The European Central Bank (ECB) says the cryptocurrency industry requires constant monitoring and oversight. However, the ECB doesn’t believe that Bitcoin and other virtual currencies currently pose a significant enough threat to the stability of global finance.
The European Union’s (EU) apex bank agrees with critics who say virtual assets could become a likely conduit for criminal activity like money laundering, tax evasion, and other financial crimes. Recently, the Europol has taken steps to shut down Bitcoin mixer services.
Dynamic Cryptocurrency Landscape Needs Continuous Regulation
In its report titled “Crypto-Assets: Implications for financial stability, monetary policy, and payments and market infrastructures,” the ECB called for watchful observance of the cryptocurrency industry. According to the report, Europe’s top bank believes that the regulations have to keep up with the constantly changing tide of the emerging digital landscape.
The 40-page report highlighted the lack of a robust regulatory framework for cryptocurrencies in the EU, aside from anti-money laundering (AML) provisions. Several stakeholders within the EU have consistently called for a regional approach to developing rules and guidelines for virtual assets. So far, no consensus has emerged on how to proceed.
One of the biggest concerns is the emergence of regulatory arbitrage within the region as a consequence of different laws operating in member states. An excerpt from the report on this issue reads:
“Importantly, EU regulation in this area would prevent diverging approached at the Member State level from proliferating thus leading to fragmentation.”
The EU’s AML drive concerning cryptocurrency falls in line with global efforts to stamp out money laundering involving virtual assets. The Financial Action Task Force (FATF) has also taken steps to formalize AML provisions for virtual currencies.
Virtual Assets Not a Threat to Mainstream Finance
As part of the report, the ECB also declared that cryptocurrencies do not currently pose any threat to the stability of global mainstream finance. According to the report:
“Their combined value is small relative to the financial system. The sector nevertheless requires continuous careful monitoring, as market developments are dynamic and linkages to the wider financial sector may increase to more significant levels in the future.”
The ECB and the EU have consistently dismissed the perceived disruptive nature of the emerging digital landscape. Meanwhile, organizations like the International Monetary Fund (IMF) say the exact opposite.
As part of the report, the ECB also declared that cryptocurrencies weren’t compatible with the global financial market infrastructure (FMI). According to researchers at Europe’s apex bank, FMIs act as a guard against the potential risks associated with virtual assets.

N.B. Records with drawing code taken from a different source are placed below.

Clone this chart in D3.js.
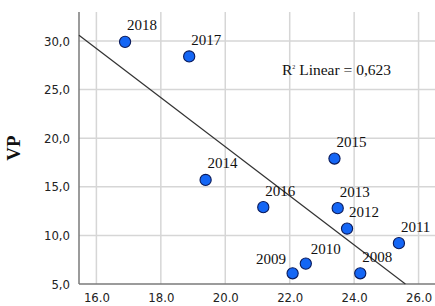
<!DOCTYPE html>
<html>
<head>
<meta charset="utf-8">
<script src="https://cdn.jsdelivr.net/npm/d3@7"></script>
<style>
  html, body { margin: 0; padding: 0; background: #fff; }
  svg { display: block; }
</style>
</head>
<body>
<svg id="chart" width="435" height="306"></svg>
<script>
// ---- data ----
const years = ["2018", "2017", "2014", "2016", "2015", "2013", "2012", "2011", "2010", "2009", "2008"];
const xValues = [16.89, 18.88, 19.39, 21.18, 23.39, 23.49, 23.78, 25.39, 22.50, 22.09, 24.19];
const vpValues = [29.9, 28.4, 15.7, 12.9, 17.9, 12.8, 10.7, 9.2, 7.1, 6.1, 6.1];
const xTicks = [16, 18, 20, 22, 24, 26];
const yTicks = [5, 10, 15, 20, 25, 30];
const yTitle = "VP";
const fitLabel = "Linear = 0,623";

// ---- layout ----
const W = 435, H = 306;
const m = { left: 79, top: 12, right: 0, bottom: 22 };
const svg = d3.select("#chart");

const x = d3.scaleLinear().domain([15.46, 26.51]).range([m.left, W - m.right]);
const y = d3.scaleLinear().domain([5, 32.97]).range([H - m.bottom, m.top]);

const fmtX = d3.format(".1f");
const fmtY = v => d3.format(".1f")(v).replace(".", ",");

// grid
const grid = svg.append("g");
grid.selectAll("line.vx").data(xTicks).join("line")
  .attr("x1", d => x(d)).attr("x2", d => x(d))
  .attr("y1", y.range()[1]).attr("y2", y.range()[0])
  .attr("stroke", "#d6d6d6").attr("stroke-width", 1.5);
grid.selectAll("line.hy").data(yTicks.filter(t => t > 5)).join("line")
  .attr("x1", x.range()[0]).attr("x2", x.range()[1])
  .attr("y1", d => y(d)).attr("y2", d => y(d))
  .attr("stroke", "#d6d6d6").attr("stroke-width", 1.5);

// axes
const tickFont = "'DejaVu Sans Condensed', 'DejaVu Sans', sans-serif";
const xAxis = svg.append("g").attr("transform", `translate(0,${y(5)})`)
  .call(d3.axisBottom(x).tickValues(xTicks).tickFormat(fmtX).tickSize(0).tickPadding(9));
const yAxis = svg.append("g").attr("transform", `translate(${x.range()[0]},0)`)
  .call(d3.axisLeft(y).tickValues(yTicks).tickFormat(fmtY).tickSize(0).tickPadding(9));
[xAxis, yAxis].forEach(a => {
  a.select(".domain").attr("stroke", "#7a7a7a").attr("stroke-width", 1.5);
  a.selectAll("text").attr("font-family", tickFont).attr("font-size", 13)
    .attr("fill", "#222").attr("font-stretch", "condensed");
});
xAxis.select(".domain").attr("d", `M${x.range()[0]},0H${x.range()[1]}`);
yAxis.select(".domain").attr("d", `M0,${y.range()[0]}V${y.range()[1]}`);

// y title
svg.append("text")
  .attr("transform", `translate(20,148) rotate(-90)`)
  .attr("text-anchor", "middle")
  .attr("font-family", "'Liberation Serif', 'Times New Roman', serif")
  .attr("font-weight", "bold").attr("font-size", 19).attr("fill", "#111")
  .text(yTitle);

// regression fit (least squares from the data)
const n = xValues.length;
const mx = d3.mean(xValues), my = d3.mean(vpValues);
let sxy = 0, sxx = 0;
for (let i = 0; i < n; i++) { sxy += (xValues[i] - mx) * (vpValues[i] - my); sxx += (xValues[i] - mx) ** 2; }
const slope = sxy / sxx, icpt = my - slope * mx;
const x0 = x.domain()[0];
const x1 = Math.min(x.domain()[1], (y.domain()[0] - icpt) / slope);
svg.append("line")
  .attr("x1", x(x0)).attr("y1", y(icpt + slope * x0))
  .attr("x2", x(x1)).attr("y2", y(icpt + slope * x1))
  .attr("stroke", "#333").attr("stroke-width", 1.2);

// R² label
const r2 = svg.append("text")
  .attr("x", 282).attr("y", 75)
  .attr("font-family", "'Liberation Serif', 'Times New Roman', serif")
  .attr("font-size", 15.5).attr("fill", "#111");
r2.append("tspan").text("R");
r2.append("tspan").attr("font-size", 6).attr("dy", -6).text("2");
r2.append("tspan").attr("dy", 6).text(" " + fitLabel);

// points
const pts = years.map((yr, i) => ({ yr, xv: xValues[i], v: vpValues[i] }));
svg.append("g").selectAll("circle").data(pts).join("circle")
  .attr("cx", d => x(d.xv)).attr("cy", d => y(d.v)).attr("r", 5.6)
  .attr("fill", "#1466f5").attr("stroke", "#0a1a5a").attr("stroke-width", 1.1);

// point labels
const labelNudge = { "2009": { dx: -6.5, dy: -9.5, anchor: "end" }, "2010": { dx: 5, dy: -9.5 } };
svg.append("g").selectAll("text").data(pts).join("text")
  .attr("x", d => x(d.xv) + (labelNudge[d.yr] ? labelNudge[d.yr].dx : 2))
  .attr("y", d => y(d.v) + (labelNudge[d.yr] ? labelNudge[d.yr].dy : -11.5))
  .attr("text-anchor", d => (labelNudge[d.yr] && labelNudge[d.yr].anchor) || "start")
  .attr("font-family", "'Liberation Serif', 'Times New Roman', serif")
  .attr("font-size", 15).attr("fill", "#111")
  .text(d => d.yr);
</script>
</body>
</html>
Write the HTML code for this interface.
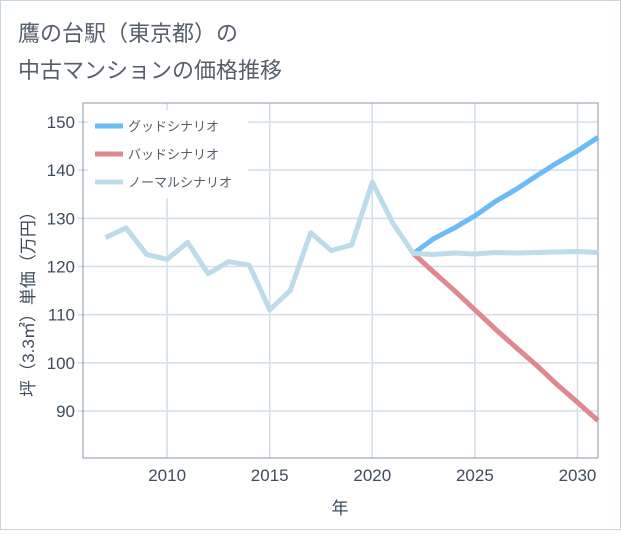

Some investment analysts say that the adoption of dovish monetary policies by central banks across the world including the ECB could cause a major push towards cryptocurrencies especially Bitcoin.
Critics of the move towards reduced interest rates and quantitative easing believe that an imminent market crash is on the cards. Across the world, the Federal Reserve in the United States, central banks of New Zealand, Japan, and Australia to mention a few have adopted dovish fiscal policies.
ECB Prefers Stablecoins
Earlier in May 2019, Francois Villeroy de Galhau, an ECB policymaker declared that the bank saw greater potential in stablecoins than Bitcoin. Villeroy, who many touts as being next-in-line to succeed current ECB President Mario Draghi opined that fiat-pegged cryptos would appeal more to stakeholders in mainstream finance.
In reality, stablecoins would cause any form of disintermediation of the current financial structure as they would function mostly as an extension of the present payment model. Thus, it isn’t surprising to see the ECB espousing support for fiat-collateralized cryptocurrencies.
Back in 2018, ECB President Draghi declared that the bank had no intention of issuing a central bank-backed digital currency (CBDC).